Glucocorticoid-remediable Aldosteronism (GRA) is a rare form of primary aldosteronism in which aldosterone secretion is solely under the control of Adrenocorticotropic hormone (ACTH). GRA is caused by a chimeric gene in which the ACTH- responsive 5'-promoter of the 11Beta-hydroxylase gene is fused to coding sequences of the aldosterone synthase gene. This results in ectopic expression of aldosterone synthase activity in zona fasciculata cells of the adrenal cortex under the regulation of ACTH, with resultant hyperaldosteronism and suppression of angiotensin II-stimulated aldosterone production in the zona glomerulosa.
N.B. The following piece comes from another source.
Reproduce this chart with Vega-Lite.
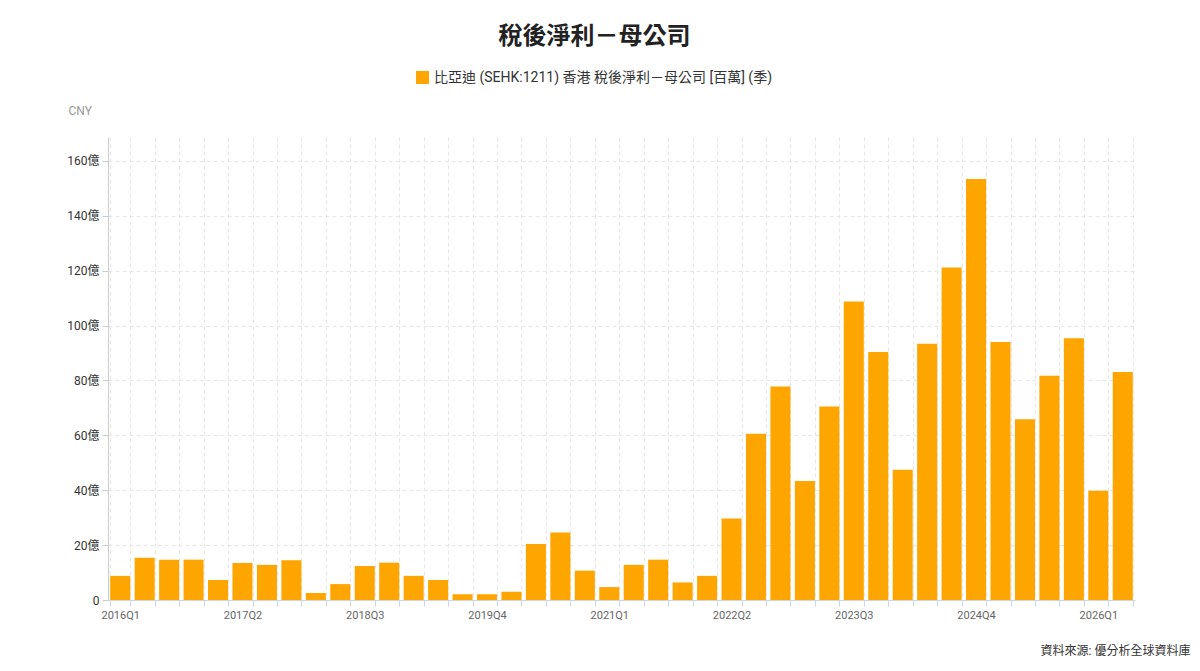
{
  "$schema": "https://vega.github.io/schema/vega-lite/v6.json",
  "width": 1027,
  "height": 463,
  "autosize": {"type": "none"},
  "padding": {"left": 108, "top": 137, "right": 65, "bottom": 71},
  "background": "white",
  "title": {
    "text": "稅後淨利－母公司",
    "fontSize": 24,
    "fontWeight": "bold",
    "color": "#222222",
    "anchor": "middle",
    "dx": -27,
    "offset": 21
  },
  "data": {
    "values": [
      {"quarter": "2016Q1", "net_profit": 880},
      {"quarter": "2016Q2", "net_profit": 1540},
      {"quarter": "2016Q3", "net_profit": 1470},
      {"quarter": "2016Q4", "net_profit": 1470},
      {"quarter": "2017Q1", "net_profit": 730},
      {"quarter": "2017Q2", "net_profit": 1350},
      {"quarter": "2017Q3", "net_profit": 1280},
      {"quarter": "2017Q4", "net_profit": 1450},
      {"quarter": "2018Q1", "net_profit": 255},
      {"quarter": "2018Q2", "net_profit": 580},
      {"quarter": "2018Q3", "net_profit": 1240},
      {"quarter": "2018Q4", "net_profit": 1360},
      {"quarter": "2019Q1", "net_profit": 880},
      {"quarter": "2019Q2", "net_profit": 730},
      {"quarter": "2019Q3", "net_profit": 210},
      {"quarter": "2019Q4", "net_profit": 210},
      {"quarter": "2020Q1", "net_profit": 300},
      {"quarter": "2020Q2", "net_profit": 2040},
      {"quarter": "2020Q3", "net_profit": 2460},
      {"quarter": "2020Q4", "net_profit": 1070},
      {"quarter": "2021Q1", "net_profit": 470},
      {"quarter": "2021Q2", "net_profit": 1280},
      {"quarter": "2021Q3", "net_profit": 1470},
      {"quarter": "2021Q4", "net_profit": 640},
      {"quarter": "2022Q1", "net_profit": 880},
      {"quarter": "2022Q2", "net_profit": 2970},
      {"quarter": "2022Q3", "net_profit": 6060},
      {"quarter": "2022Q4", "net_profit": 7780},
      {"quarter": "2023Q1", "net_profit": 4340},
      {"quarter": "2023Q2", "net_profit": 7050},
      {"quarter": "2023Q3", "net_profit": 10880},
      {"quarter": "2023Q4", "net_profit": 9040},
      {"quarter": "2024Q1", "net_profit": 4750},
      {"quarter": "2024Q2", "net_profit": 9340},
      {"quarter": "2024Q3", "net_profit": 12120},
      {"quarter": "2024Q4", "net_profit": 15340},
      {"quarter": "2025Q1", "net_profit": 9400},
      {"quarter": "2025Q2", "net_profit": 6590},
      {"quarter": "2025Q3", "net_profit": 8170},
      {"quarter": "2025Q4", "net_profit": 9540},
      {"quarter": "2026Q1", "net_profit": 3980},
      {"quarter": "2026Q2", "net_profit": 8310}
    ]
  },
  "mark": {"type": "bar"},
  "encoding": {
    "x": {
      "field": "quarter",
      "type": "ordinal",
      "sort": null,
      "scale": {"paddingInner": 0.18, "paddingOuter": 0.09},
      "axis": {
        "title": "資料來源: 優分析全球資料庫",
        "titleFontSize": 12,
        "titleFontWeight": "normal",
        "titleColor": "#333333",
        "titleAlign": "right",
        "titleAnchor": null,
        "titleX": 1082,
        "titleY": 54,
        "titleBaseline": "alphabetic",
        "labelAngle": 0,
        "labelOverlap": false,
        "labelFontSize": 11,
        "labelColor": "#666666",
        "labelPadding": 3,
        "labelExpr": "indexof(['2016Q1','2017Q2','2018Q3','2019Q4','2021Q1','2022Q2','2023Q3','2024Q4','2026Q1'], datum.value) >= 0 ? datum.value : ''",
        "tickBand": "extent",
        "tickSize": 6,
        "tickColor": "#ccd6eb",
        "domainColor": "#ccd6eb",
        "grid": true,
        "gridColor": "#e6e6e6",
        "gridDash": [4, 3]
      }
    },
    "y": {
      "field": "net_profit",
      "type": "quantitative",
      "scale": {"domain": [0, 16874], "nice": false},
      "axis": {
        "title": "CNY",
        "titleAngle": 0,
        "titleFontSize": 12,
        "titleFontWeight": "normal",
        "titleColor": "#999999",
        "titleAlign": "left",
        "titleAnchor": null,
        "titleX": -40,
        "titleY": -27,
        "titleBaseline": "middle",
        "values": [0, 2000, 4000, 6000, 8000, 10000, 12000, 14000, 16000],
        "labelExpr": "datum.value == 0 ? '0' : (datum.value / 100) + '億'",
        "labelFontSize": 12,
        "labelColor": "#333333",
        "labelPadding": 3,
        "tickSize": 6,
        "tickColor": "#cccccc",
        "domainColor": "#cccccc",
        "grid": true,
        "gridColor": "#e6e6e6",
        "gridDash": [4, 3]
      }
    },
    "color": {
      "datum": "比亞迪 (SEHK:1211) 香港 稅後淨利－母公司 [百萬] (季)",
      "scale": {"range": ["#FFA500"]},
      "legend": {
        "title": null,
        "orient": "none",
        "legendX": 307,
        "legendY": -67,
        "symbolType": "square",
        "symbolSize": 170,
        "symbolOpacity": 1,
        "labelFontSize": 14,
        "labelColor": "#333333",
        "labelLimit": 600
      }
    }
  },
  "config": {
    "font": "Roboto, 'Noto Sans CJK TC', sans-serif",
    "view": {"stroke": null}
  }
}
The most common presentation of GRA is the discovery of asymptomatic severe hypertension, especially in infancy or early adulthood. A strong family history of hypertension, often associated with early death of affected family members due to cerebrovascular accidents, characteristically is seen in some GRA families. An important clinical clue is the age of onset of hypertension, with GRA patients typically diagnosed with high blood pressure as children; this is in contrast to patients with other mineralocorticoid excess states, such as aldosterone producing adenomas and idiopathic hyperplasia, who usually are diagnosed in the third through sixth decades of life. As expected plasma-renin activity is typically very low, and plasma aldosterone concentration high in those with GRA. Hypokalemia is often seen, but not the norm.
GRA, a hereditary cause of hypertension, is passed on in an autosomal dominant inheritance pattern. Genetic testing is 100% sensitive and specific for the diagnosis of GRA. (See Screening Information for information on how to have a patient screened). A dexamethasone suppression test (DST) is highly indicative of GRA, and easy to administer, but lacks the absolute specificity of the genetic test. (see Publications, "Evaluation of the dexamethasone suppression test for the diagnosis of GRA", Litchfield, et al.) The DST should be used in patients with biochemical primary hyperaldosteronism, who have a suggestive clinical history, and negative CT imaging of the adrenals. However, a positive DST should not displace the primacy of direct genetic testing in the diagnosis of GRA.
GRA may be more common in the hypertensive population than had been previously estimated. We encourage those with a clinical and/or family history indicative of GRA to be genetically screened for the disorder.